··· DATA SHOWN ···
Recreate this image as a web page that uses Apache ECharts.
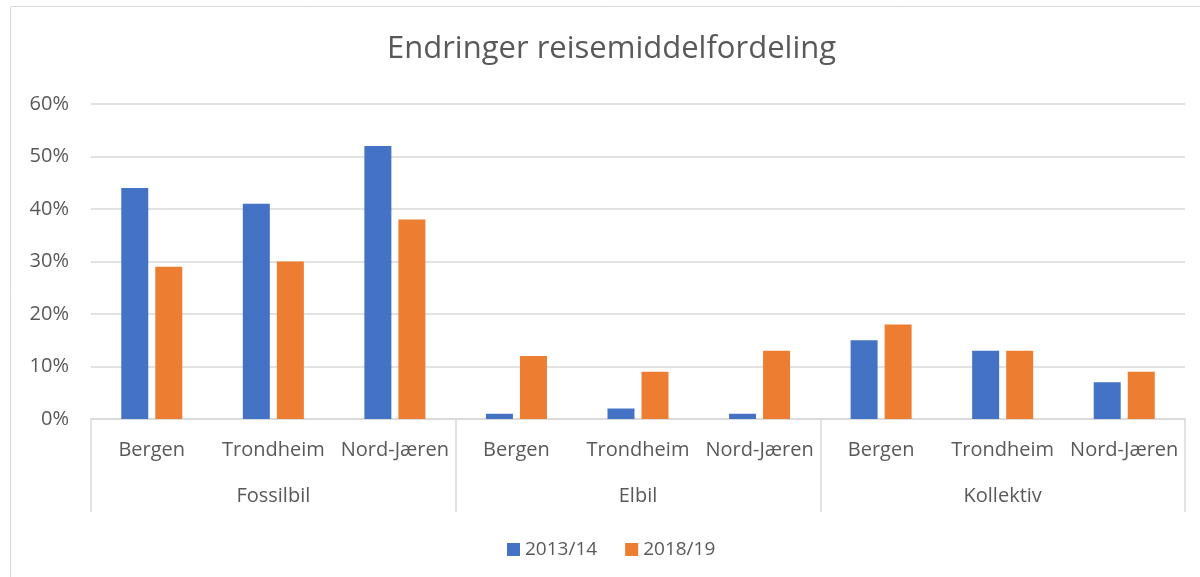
<!DOCTYPE html>
<html>
<head>
<meta charset="utf-8">
<script src="https://cdn.jsdelivr.net/npm/echarts@6/dist/echarts.min.js"></script>
<style>
    html, body { margin: 0; padding: 0; background: #fff; }
    #main { width: 1200px; height: 577px; }
</style>
</head>
<body>
<div id="main"></div>
<script>
    // kategorier
    var cities = ['Bergen', 'Trondheim', 'Nord-Jæren', 'Bergen', 'Trondheim', 'Nord-Jæren', 'Bergen', 'Trondheim', 'Nord-Jæren'];
    var groups = ['Fossilbil', 'Elbil', 'Kollektiv'];
    var seriesNames = ['2013/14', '2018/19'];
    // andeler i prosent
    var v2013 = [44, 41, 52, 1, 2, 1, 15, 13, 7];
    var v2018 = [29, 30, 38, 12, 9, 13, 18, 13, 9];

    var font = 'Open Sans';
    var txt = '#595959';
    var chart = echarts.init(document.getElementById('main'));

    var option = {
        animation: false,
        color: ['#4472c4', '#ed7d31'],
        graphic: [{
            type: 'rect',
            shape: { x: 10.5, y: 6.5, width: 1300, height: 700 },
            style: { fill: 'none', stroke: '#d9d9d9', lineWidth: 1 }
        }],
        title: {
            text: 'Endringer reisemiddelfordeling',
            left: 382,
            top: 29,
            textStyle: { fontFamily: font, fontSize: 31, fontWeight: 'normal', color: txt }
        },
        legend: {
            bottom: 13,
            left: 502,
            icon: 'rect',
            itemWidth: 13,
            itemHeight: 13,
            itemGap: 28,
            textStyle: { fontFamily: font, fontSize: 19, color: txt },
            data: seriesNames
        },
        grid: { left: 91, right: 15, top: 104, bottom: 158 },
        xAxis: [{
            type: 'category',
            data: cities,
            axisLine: { lineStyle: { color: '#d9d9d9', width: 1.5 } },
            axisTick: { show: false },
            axisLabel: { fontFamily: font, fontSize: 20, color: txt, margin: 21, interval: 0 }
        }, {
            type: 'category',
            data: groups,
            position: 'bottom',
            axisLine: { show: false },
            axisTick: { show: true, length: 93, lineStyle: { color: '#d9d9d9', width: 1.5 } },
            axisLabel: { fontFamily: font, fontSize: 20, color: txt, margin: 67 }
        }],
        yAxis: {
            type: 'value',
            min: 0,
            max: 60,
            interval: 10,
            axisLine: { show: false },
            axisTick: { show: false },
            splitLine: { lineStyle: { color: '#d9d9d9', width: 1.5 } },
            axisLabel: {
                fontFamily: font, fontSize: 20, color: txt, margin: 22,
                formatter: function (v) { return v + '%'; }
            }
        },
        series: [{
            name: seriesNames[0],
            type: 'bar',
            xAxisIndex: 0,
            data: v2013,
            barWidth: 27,
            barGap: '26%'
        }, {
            name: seriesNames[1],
            type: 'bar',
            xAxisIndex: 0,
            data: v2018,
            barWidth: 27,
            barGap: '26%'
        }]
    };
    chart.setOption(option);
</script>
</body>
</html>
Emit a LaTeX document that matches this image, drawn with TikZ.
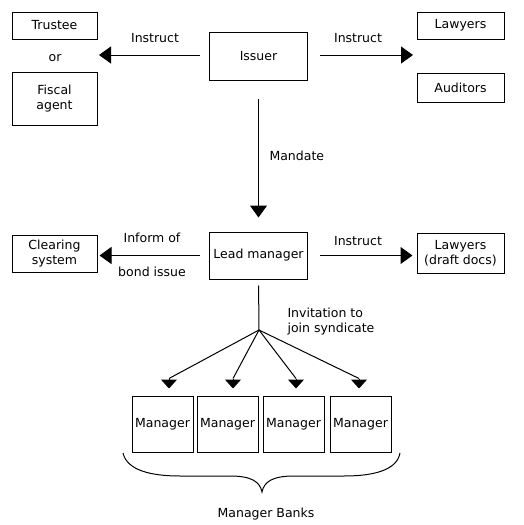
\documentclass[tikz,border=0pt]{standalone}
\usepackage{fontspec}
\setmainfont{DejaVu Sans}
\usetikzlibrary{arrows.meta}

\begin{document}
\begin{tikzpicture}[x=1pt, y=-1pt, font=\fontsize{12.5}{15}\selectfont,
    box/.style={draw, line width=1pt, inner sep=0pt, align=center},
    link/.style={line width=1pt},
    arr/.style={line width=1pt, -{Triangle[length=12pt, width=17pt]}},
    fan/.style={line width=1pt, -{Triangle[length=9pt, width=16pt]}}]
    \useasboundingbox (0, 0) rectangle (523, 525);

    \node[box, minimum width=85pt, minimum height=27pt] (trustee) at (54.5, 25.5) {Trustee};
    \node (or) at (55, 58) {or};
    \node[box, minimum width=85pt, minimum height=53pt] (fiscal) at (54.5, 98.5) {Fiscal\\agent};
    \node[box, minimum width=98pt, minimum height=48pt] (issuer) at (258.5, 56) {Issuer};
    \node[box, minimum width=87pt, minimum height=27pt] (lawyers) at (460.5, 25.5) {Lawyers};
    \node[box, minimum width=87pt, minimum height=29pt] (auditors) at (460.5, 87.5) {Auditors};
    \coordinate (trusteetip) at (99, 55);
    \coordinate (lawyerstip) at (413, 55);
    \draw[arr, shorten <=9pt] (issuer.west |- trusteetip) -- (trusteetip);
    \draw[arr, shorten <=12pt] (issuer.east |- lawyerstip) -- (lawyerstip);
    \node (instrleft) at (155, 38) {Instruct};
    \node (instrright) at (358, 38) {Instruct};

    \node[box, minimum width=98pt, minimum height=47pt] (lead) at (258.5, 255.5) {Lead manager};
    \draw[arr, shorten <=18pt, shorten >=14pt] (issuer.south) -- (lead.north);
    \node[anchor=west] (mandate) at (266, 156) {Mandate};

    \node[box, minimum width=85pt, minimum height=37pt] (clearing) at (54.5, 253.5) {Clearing\\system};
    \node[box, minimum width=87pt, minimum height=40pt] (lawdocs) at (460.5, 253) {Lawyers\\(draft docs)};
    \draw[arr, shorten <=9pt, shorten >=2pt] (lead.west) -- (lead.west -| clearing.east);
    \draw[arr, shorten <=12pt, shorten >=4pt] (lead.east) -- (lead.east -| lawdocs.west);
    \node (inform) at (152, 238) {Inform of};
    \node (bond) at (152, 272) {bond issue};
    \node (instrdocs) at (358, 241) {Instruct};

    \coordinate (hub) at (259, 330);
    \draw[link, shorten <=6pt] (lead.south) -- (hub);
    \node[anchor=west, align=left] (invite) at (284, 322) {Invitation to\\join syndicate};

    \foreach \i/\x/\dx in {1/162.5/6.5, 2/227.5/5.5, 3/293.5/2.5, 4/360.5/-1.5} {
        \node[box, minimum width=61pt, minimum height=56pt] (m\i) at (\x, 424) {Manager};
        \draw[link] (hub) -- ([xshift=\dx pt, yshift=17pt]m\i.north);
        \draw[fan] ([xshift=\dx pt, yshift=17pt]m\i.north) -- ([xshift=\dx pt, yshift=7pt]m\i.north);
    }

    \draw[link] (123, 453) .. controls (127, 470) and (150, 476) .. (180, 476)
        -- (230, 476) .. controls (252, 476) and (260, 482) .. (262, 492)
        .. controls (264, 482) and (272, 476) .. (294, 476)
        -- (344, 476) .. controls (374, 476) and (397, 470) .. (400, 453);
    \node (banks) at (266, 514) {Manager Banks};
\end{tikzpicture}
\end{document}
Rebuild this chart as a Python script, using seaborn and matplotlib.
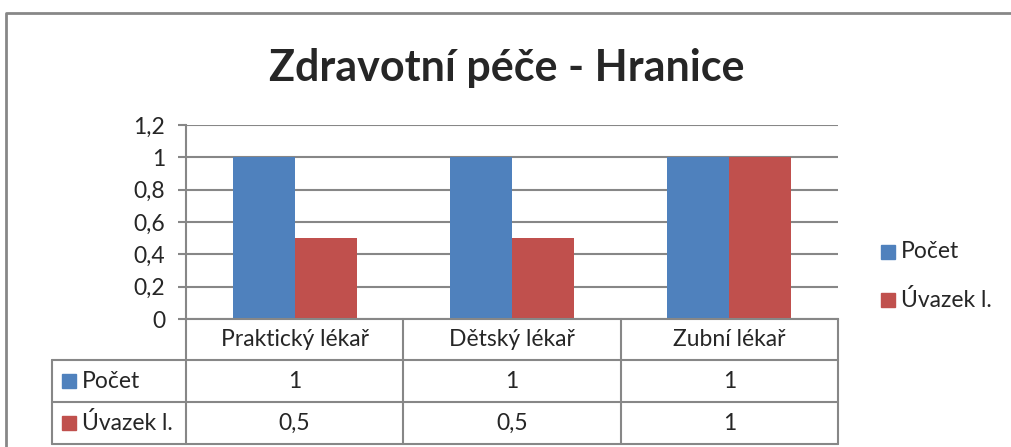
import matplotlib
matplotlib.use("Agg")
import matplotlib.pyplot as plt
import matplotlib.transforms as mtransforms
from matplotlib.patches import Rectangle
import seaborn as sns
import pandas as pd

# Data
categories = ["Praktický lékař", "Dětský lékař", "Zubní lékař"]
series_names = ["Počet", "Úvazek l."]
pocet = [1, 1, 1]
uvazek = [0.5, 0.5, 1]
table_labels_pocet = ["1", "1", "1"]
table_labels_uvazek = ["0,5", "0,5", "1"]
yticks = [0, 0.2, 0.4, 0.6, 0.8, 1.0, 1.2]
ytick_labels = ["0", "0,2", "0,4", "0,6", "0,8", "1", "1,2"]
colors = ["#4F81BD", "#C0504D"]
grid_col = "#878787"

df = pd.DataFrame({
    "kategorie": categories * 2,
    "serie": [series_names[0]] * 3 + [series_names[1]] * 3,
    "hodnota": pocet + uvazek,
})

sns.set_style("white")
plt.rcParams["font.family"] = ["Lato", "DejaVu Sans"]

W, H = 1012, 447
fig = plt.figure(figsize=(W / 100, H / 100), dpi=100)

def fx(px):
    return px / W

def fy(py):
    return 1 - py / H

left, right, top, bottom = 186, 838, 125, 319
ax = fig.add_axes([fx(left), fy(bottom), fx(right) - fx(left), fy(top) - fy(bottom)])

sns.barplot(data=df, x="kategorie", y="hodnota", hue="serie", order=categories,
            hue_order=series_names, palette=colors, width=0.57, saturation=1,
            ax=ax, legend=False, linewidth=0)

ax.set_xlim(-0.5, len(categories) - 0.5)
ax.set_ylim(0, 1.2)
ax.set_yticks(yticks)
ax.set_yticklabels(ytick_labels, fontsize=16.5)
ax.yaxis.grid(True, color=grid_col, linewidth=1.5)
ax.set_axisbelow(True)
ax.tick_params(axis="y", length=6, width=1.5, color=grid_col, pad=9, left=True)
ax.set_xticks([])
ax.set_xlabel("")
ax.set_ylabel("")
for s in ["top", "right"]:
    ax.spines[s].set_visible(False)
ax.spines["left"].set_color(grid_col)
ax.spines["left"].set_linewidth(1.5)
ax.spines["bottom"].set_color(grid_col)
ax.spines["bottom"].set_linewidth(1.5)

# Data table below the plot area
trans = mtransforms.blended_transform_factory(ax.transData, fig.transFigure)
row_y = [319, 360, 402, 444]
bounds = [i - 0.5 for i in range(len(categories) + 1)]
lw = 1.5
# horizontal lines
for py in row_y[1:]:
    fig.add_artist(plt.Line2D([fx(52), fx(right)], [fy(py), fy(py)], color=grid_col,
                              linewidth=lw, transform=fig.transFigure))
# vertical lines of category columns
for b in bounds:
    fig.add_artist(plt.Line2D([b, b], [fy(row_y[0]), fy(row_y[-1])], color=grid_col,
                              linewidth=lw, transform=trans, clip_on=False))
fig.add_artist(plt.Line2D([fx(52), fx(52)], [fy(row_y[1]), fy(row_y[-1])], color=grid_col,
                          linewidth=lw, transform=fig.transFigure))

fs = 16.5
for i, cat in enumerate(categories):
    fig.text(i, fy((row_y[0] + row_y[1]) / 2), cat, transform=trans, ha="center",
             va="center", fontsize=fs)
    fig.text(i, fy((row_y[1] + row_y[2]) / 2), table_labels_pocet[i], transform=trans,
             ha="center", va="center", fontsize=fs)
    fig.text(i, fy((row_y[2] + row_y[3]) / 2), table_labels_uvazek[i], transform=trans,
             ha="center", va="center", fontsize=fs)

# legend keys in the table
for k, name in enumerate(series_names):
    cy = (row_y[k + 1] + row_y[k + 2]) / 2
    fig.add_artist(Rectangle((fx(62), fy(cy + 7)), fx(14), fy(cy - 7) - fy(cy + 7),
                             color=colors[k], transform=fig.transFigure))
    fig.text(fx(82), fy(cy), name, ha="left", va="center", fontsize=fs)

# legend on the right
for k, name in enumerate(series_names):
    cy = [252, 300][k]
    fig.add_artist(Rectangle((fx(881), fy(cy + 7)), fx(14), fy(cy - 7) - fy(cy + 7),
                             color=colors[k], transform=fig.transFigure))
    fig.text(fx(901), fy(cy), name, ha="left", va="center", fontsize=fs)

# title
fig.text(fx(507), fy(68), "Zdravotní péče - Hranice", ha="center", va="center",
         fontsize=31, fontweight="bold")

# chart frame
fig.add_artist(plt.Line2D([fx(6), fx(6), fx(1012)], [fy(447), fy(13), fy(13)],
                          color=grid_col, linewidth=2, transform=fig.transFigure))

fig.savefig("out.png", dpi=100)
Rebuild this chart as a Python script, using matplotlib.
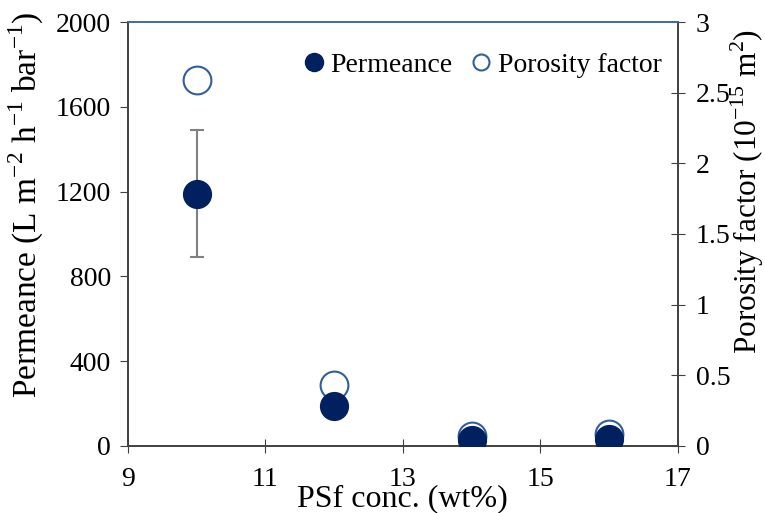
import matplotlib
matplotlib.use('Agg')
import matplotlib.pyplot as plt
from matplotlib.lines import Line2D

# data
conc = [10, 12, 14, 16]
permeance = [1190, 190, 28, 33]
permeance_err = [300, 0, 0, 0]
porosity = [2.59, 0.43, 0.07, 0.08]

plt.rcParams['font.family'] = ['Liberation Serif', 'DejaVu Serif']
plt.rcParams['mathtext.fontset'] = 'custom'
plt.rcParams['mathtext.rm'] = 'Liberation Serif'

fig = plt.figure(figsize=(7.65, 5.13), dpi=100)
ax = fig.add_axes([0.167, 0.131, 0.719, 0.826])
ax2 = ax.twinx()

navy = '#002060'
blue = '#2f5f9e'

ax.errorbar(conc, permeance, yerr=permeance_err, fmt='none', ecolor='#808080',
            elinewidth=1.5, capsize=5, capthick=1.5, zorder=1)
ax2.plot(conc, porosity, 'o', ms=20, mfc='white', mec=blue, mew=1.5, zorder=2)
ax.plot(conc, permeance, 'o', ms=20, color=navy, zorder=3)
# permeance axis drawn over the porosity axis
ax.set_zorder(ax2.get_zorder() + 1)
ax.patch.set_visible(False)

ax.set_xlim(9, 17)
ax.set_ylim(0, 2000)
ax2.set_ylim(0, 3)
ax.set_xticks([9, 11, 13, 15, 17])
ax.set_yticks([0, 400, 800, 1200, 1600, 2000])
ax2.set_yticks([0, 0.5, 1, 1.5, 2, 2.5, 3])
ax2.set_yticklabels(['0', '0.5', '1', '1.5', '2', '2.5', '3'])

ax.set_xlabel('PSf conc. (wt%)', fontsize=23, labelpad=-5)
ax.set_ylabel(r'Permeance (L m$^{\mathrm{-2}}$ h$^{\mathrm{-1}}$ bar$^{\mathrm{-1}}$)',
              fontsize=24)
ax.yaxis.set_label_coords(-0.149, 0.57)
ax2.set_ylabel(r'Porosity factor (10$^{\mathrm{-15}}$ m$^{\mathrm{2}}$)', fontsize=22.5)
ax2.yaxis.set_label_coords(1.092, 0.60)

for a in (ax, ax2):
    for s in a.spines.values():
        s.set_color('#404040')
        s.set_linewidth(1.2)
    a.spines['top'].set_color('#3a6ea5')
ax.tick_params(axis='y', direction='out', length=6, labelsize=20, color='#404040', pad=6)
ax.tick_params(axis='x', direction='inout', length=10, labelsize=20, color='#404040', pad=10)
ax2.tick_params(axis='y', direction='inout', length=10, labelsize=20, color='#404040', pad=8)

handles = [Line2D([], [], marker='o', ls='none', ms=13, color=navy),
           Line2D([], [], marker='o', ls='none', ms=11.5, mfc='white', mec=blue, mew=1.5)]
ax.legend(handles, ['Permeance', 'Porosity factor'], loc='upper right', ncol=2,
          frameon=False, fontsize=20, handlelength=0.8, handletextpad=0.2,
          columnspacing=0.62, bbox_to_anchor=(1.016, 0.987))

fig.savefig('out.png', dpi=100)
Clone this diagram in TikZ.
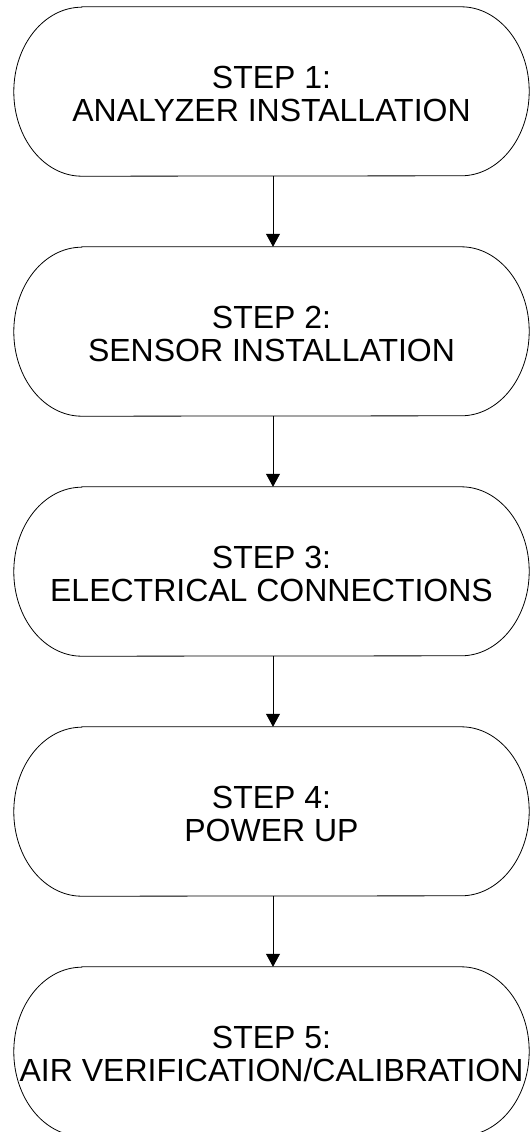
\documentclass[tikz,border=0pt]{standalone}
\usepackage{fontspec}
\setmainfont{Liberation Sans}
\usetikzlibrary{arrows.meta}
\begin{document}
\begin{tikzpicture}[x=1pt,y=1pt,
  stepbox/.style={draw=none,minimum width=515pt,minimum height=169pt,inner sep=0pt,align=center,
    font=\fontsize{32}{32.5}\selectfont},
  outline/.style={draw=black,line width=0.8pt},
  flow/.style={draw=black,line width=0.8pt,-{Triangle[length=13pt,width=14pt]}}]
\useasboundingbox (0,0) rectangle (530,-1132);
\node[stepbox] (s1) at (271.5,-94) {STEP 1:\\ANALYZER INSTALLATION};
\node[stepbox] (s2) at (271.5,-334) {STEP 2:\\SENSOR INSTALLATION};
\node[stepbox] (s3) at (271.5,-574) {STEP 3:\\ELECTRICAL CONNECTIONS};
\node[stepbox] (s4) at (271.5,-814) {STEP 4:\\POWER UP};
\node[stepbox] (s5) at (271.5,-1054) {STEP 5:\\AIR VERIFICATION/CALIBRATION};
\foreach \s in {s1,s2,s3,s4,s5}{
  \draw[outline] ([xshift=68pt,yshift=2.5pt]\s.north west) -- ([xshift=-68pt,yshift=2.5pt]\s.north east)
    arc[start angle=90,end angle=-90,x radius=68pt,y radius=84.5pt]
    -- ([xshift=68pt,yshift=2.5pt]\s.south west)
    arc[start angle=270,end angle=90,x radius=68pt,y radius=84.5pt] -- cycle;
}
\foreach \a/\b in {s1/s2,s2/s3,s3/s4,s4/s5}{
  \draw[flow] ([xshift=1.5pt,yshift=2.5pt]\a.south) -- ([xshift=1.5pt,yshift=2.5pt]\b.north);
}
\end{tikzpicture}
\end{document}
···
- TASK INSTRUCTIONS
Only the lines from "Emit a LaTeX" through "rectangle (523, 525);" should appear in your output, copied exactly with both end lines, and with no pictures.

- THE COMPLETED TASK
Emit a LaTeX document that matches this image, drawn with TikZ.
\documentclass[tikz,border=0pt]{standalone}
\usepackage{fontspec}
\setmainfont{DejaVu Sans}
\usetikzlibrary{arrows.meta}

\begin{document}
\begin{tikzpicture}[x=1pt, y=-1pt, font=\fontsize{12.5}{15}\selectfont,
    box/.style={draw, line width=1pt, inner sep=0pt, align=center},
    link/.style={line width=1pt},
    arr/.style={line width=1pt, -{Triangle[length=12pt, width=17pt]}},
    fan/.style={line width=1pt, -{Triangle[length=9pt, width=16pt]}}]
    \useasboundingbox (0, 0) rectangle (523, 525);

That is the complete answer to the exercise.